-------- Collected data --------

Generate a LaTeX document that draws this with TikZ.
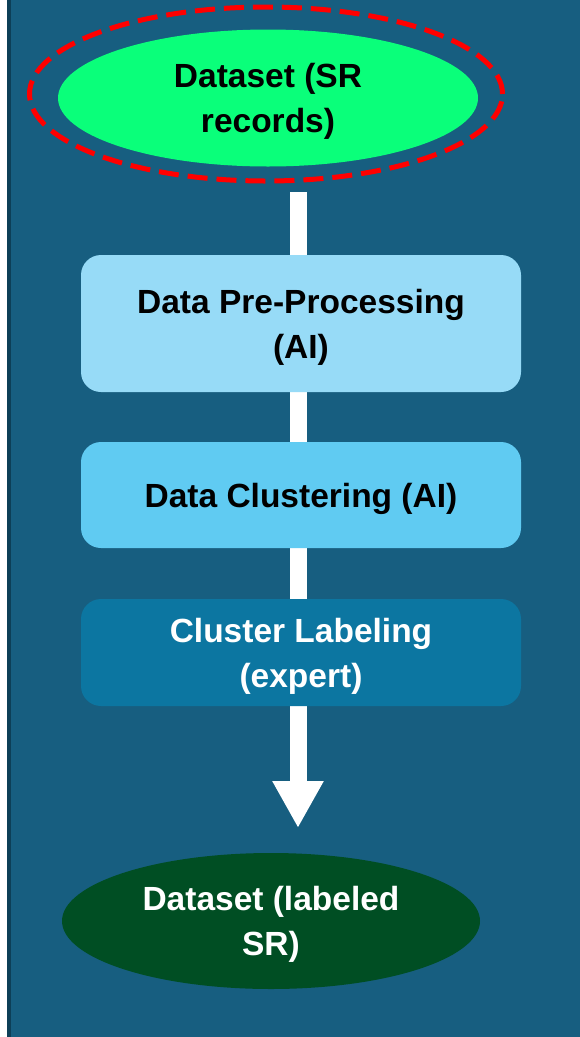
\documentclass[tikz,border=0pt]{standalone}
\usepackage{fontspec}
\setmainfont{Liberation Sans}
\usetikzlibrary{shapes.geometric,arrows.meta}
\pgfdeclarelayer{backdrop}
\pgfdeclarelayer{background}
\pgfsetlayers{backdrop,background,main}

\definecolor{panelblue}{RGB}{23,94,128}
\definecolor{paneledge}{RGB}{13,63,87}
\definecolor{startgreen}{RGB}{10,255,122}
\definecolor{endgreen}{RGB}{0,78,35}
\definecolor{stepone}{RGB}{151,219,247}
\definecolor{steptwo}{RGB}{96,203,242}
\definecolor{stepthree}{RGB}{12,118,161}

\tikzset{
  labeltext/.style={font=\fontsize{33.5}{45}\selectfont\bfseries, align=center,
                    text depth=0pt},
  terminal/.style={ellipse, labeltext, inner sep=0pt},
  stagebox/.style={rectangle, rounded corners=20pt, labeltext, inner sep=0pt,
                   minimum width=440pt},
  dashring/.style={ellipse, draw=red, line width=5pt,
                   dash pattern=on 20pt off 9pt, inner sep=0pt},
  flowarrow/.style={draw=white, line width=17pt,
                    -{Triangle[width=48pt,length=47pt]}}
}

\begin{document}
\begin{tikzpicture}[x=1pt,y=-1pt]
  % page and panel
  \begin{pgfonlayer}{backdrop}
    \fill[white] (0,0) rectangle (580,1037);
    \fill[panelblue] (7,0) rectangle (580,1037);
    \fill[paneledge] (7,0) rectangle (11,1037);
  \end{pgfonlayer}
  \useasboundingbox (0,0) rectangle (580,1037);

  % start and end datasets
  \node[dashring, minimum width=473pt, minimum height=174pt] (ring) at (266,94) {};
  \node[terminal, fill=startgreen, text=black,
        minimum width=420pt, minimum height=137pt] (start) at (268,98)
        {Dataset (SR\\records)};
  \node[terminal, fill=endgreen, text=white,
        minimum width=418pt, minimum height=136pt] (finish) at (271,921)
        {Dataset (labeled\\SR)};

  % processing stages
  \node[stagebox, fill=stepone, text=black, minimum height=137pt] (prep) at (301,323.5)
        {Data Pre-Processing\\(AI)};
  \node[stagebox, fill=steptwo, text=black, minimum height=106pt] (clust) at (301,495)
        {Data Clustering (AI)};
  \node[stagebox, fill=stepthree, text=white, minimum height=107pt] (label) at (301,652.5)
        {Cluster Labeling\\(expert)};

  % one flow arrow from the source dataset, running behind the stages
  \coordinate (flowstart) at (298,192);
  \coordinate (flowend) at (298,828);
  \begin{pgfonlayer}{background}
    \draw[flowarrow] (flowstart) -- (flowend);
  \end{pgfonlayer}
\end{tikzpicture}
\end{document}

--------

◆ Task to carry out
Repeat the material exactly as it reads, without any of its pictures.

◆ Result below
Generate a LaTeX document that draws this with TikZ.
\documentclass[tikz,border=0pt]{standalone}
\usepackage{fontspec}
\setmainfont{Liberation Sans}
\usetikzlibrary{shapes.geometric,arrows.meta}
\pgfdeclarelayer{backdrop}
\pgfdeclarelayer{background}
\pgfsetlayers{backdrop,background,main}

\definecolor{panelblue}{RGB}{23,94,128}
\definecolor{paneledge}{RGB}{13,63,87}
\definecolor{startgreen}{RGB}{10,255,122}
\definecolor{endgreen}{RGB}{0,78,35}
\definecolor{stepone}{RGB}{151,219,247}
\definecolor{steptwo}{RGB}{96,203,242}
\definecolor{stepthree}{RGB}{12,118,161}

\tikzset{
  labeltext/.style={font=\fontsize{33.5}{45}\selectfont\bfseries, align=center,
                    text depth=0pt},
  terminal/.style={ellipse, labeltext, inner sep=0pt},
  stagebox/.style={rectangle, rounded corners=20pt, labeltext, inner sep=0pt,
                   minimum width=440pt},
  dashring/.style={ellipse, draw=red, line width=5pt,
                   dash pattern=on 20pt off 9pt, inner sep=0pt},
  flowarrow/.style={draw=white, line width=17pt,
                    -{Triangle[width=48pt,length=47pt]}}
}

\begin{document}
\begin{tikzpicture}[x=1pt,y=-1pt]
  % page and panel
  \begin{pgfonlayer}{backdrop}
    \fill[white] (0,0) rectangle (580,1037);
    \fill[panelblue] (7,0) rectangle (580,1037);
    \fill[paneledge] (7,0) rectangle (11,1037);
  \end{pgfonlayer}
  \useasboundingbox (0,0) rectangle (580,1037);

  % start and end datasets
  \node[dashring, minimum width=473pt, minimum height=174pt] (ring) at (266,94) {};
  \node[terminal, fill=startgreen, text=black,
        minimum width=420pt, minimum height=137pt] (start) at (268,98)
        {Dataset (SR\\records)};
  \node[terminal, fill=endgreen, text=white,
        minimum width=418pt, minimum height=136pt] (finish) at (271,921)
        {Dataset (labeled\\SR)};

  % processing stages
  \node[stagebox, fill=stepone, text=black, minimum height=137pt] (prep) at (301,323.5)
        {Data Pre-Processing\\(AI)};
  \node[stagebox, fill=steptwo, text=black, minimum height=106pt] (clust) at (301,495)
        {Data Clustering (AI)};
  \node[stagebox, fill=stepthree, text=white, minimum height=107pt] (label) at (301,652.5)
        {Cluster Labeling\\(expert)};

  % one flow arrow from the source dataset, running behind the stages
  \coordinate (flowstart) at (298,192);
  \coordinate (flowend) at (298,828);
  \begin{pgfonlayer}{background}
    \draw[flowarrow] (flowstart) -- (flowend);
  \end{pgfonlayer}
\end{tikzpicture}
\end{document}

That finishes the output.